The TVA Nouvelles report on March 19, 2026, laid it bare: cartels are running drug-loaded freight trains into Québec on a regular basis after crossing from the United States. Cocaine, fentanyl, meth, precursors — all moving via rail cars that slip through with disturbing predictability. But let’s be real: U.S. intelligence agencies know this is happening. The DEA, FBI, DHS, CBP, and ODNI are not blind to rail smuggling across the northern border. Multiple layers of evidence make it impossible they’re unaware:
Ongoing bilateral cooperation — The U.S. and Canada run joint task forces, intelligence-sharing protocols (NADD meetings in Ottawa 2026, Operation Blizzard surges), and real-time data exchange on fentanyl routes, cartel movements, and precursor chemicals. DEA and RCMP/CBSA coordinate on synthetic opioid threats; U.S. agencies have repeatedly flagged Mexican cartels (Sinaloa, CJNG) expanding north. Public U.S. assessments — DEA’s National Drug Threat Assessments (2024–2025 editions) and State Department reports routinely note cross-border rail vulnerabilities, Mexican cartel footholds in Canada, and fentanyl/meth flows via commercial channels (including rail). The 2025 NDS and NDS emphasize northern border risks alongside the southern one. Seizure patterns and joint ops — CBSA and CBP have made multiple rail-related busts (cocaine/meth in Ontario/Québec yards, fentanyl in commercial shipments). These are publicized and shared bilaterally. When CBSA seizes 1.44 kg fentanyl headed south or 108 kg cocaine at Blue Water Bridge, that intel flows back to DEA/HSI. Cartel designations & pressure — The U.S. designated Sinaloa and CJNG as FTOs in 2025, labeling fentanyl a WMD threat. That triggers deeper surveillance, satellite monitoring, HUMINT, and signals intelligence on rail corridors — especially since rail is a known vector for volume shipments (cheaper, less scrutiny than trucks). Northern border focus — Trump-era tariffs/threats (2025) forced Canada to boost border resources ($1.3B plan, fentanyl czar, joint strike force). U.S. officials repeatedly cite Canadian rail/port vulnerabilities in briefings and congressional testimony. They’re not guessing — they’re tracking.

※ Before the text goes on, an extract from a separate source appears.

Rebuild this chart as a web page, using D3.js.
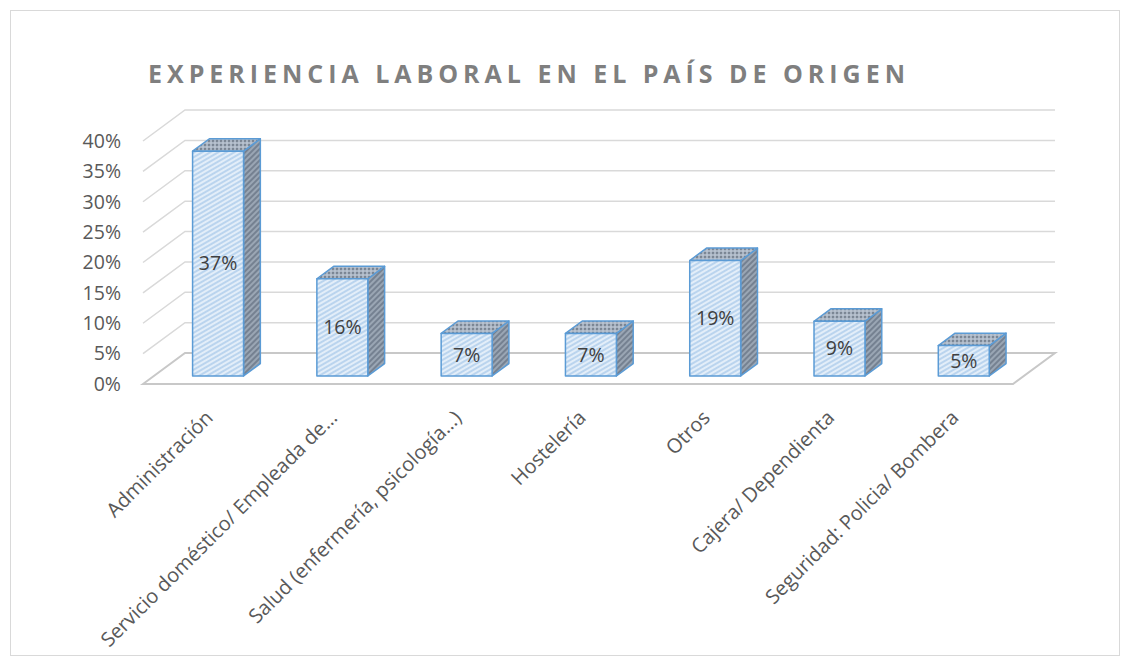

So yes — U.S. intelligence definitely knows about the Québec train cartel. They have the satellites, HUMINT assets in Mexico/U.S. hubs, financial tracking, and bilateral channels to see it. The shipments are “regular” because the system allows it — under-resourced rail inspections, predictable routes, massive volume. That makes it worse for Québec. If the U.S. knows and the flow continues, it means:
Either enforcement gaps are deliberate (low priority vs. southern border). Or corruption/tolerance in the system is so deep that even shared intel doesn’t stop the trains. Or both — and Québec’s own corruption legacy (Charbonneau scars) makes it easier for cartels to exploit.
The result? Fentanyl keeps killing Quebecers, overdoses hit records, street violence festers, and the province’s rail system remains a cartel superhighway — all while U.S. partners watch and share notes. Knowing isn’t stopping it. That’s the real scandal. Québec can’t keep pretending this is just a border problem. It’s a domestic failure enabled by international indifference. The trains keep rolling. The bodies keep piling up. And everyone who should know better — on both sides — keeps letting it happen. Already.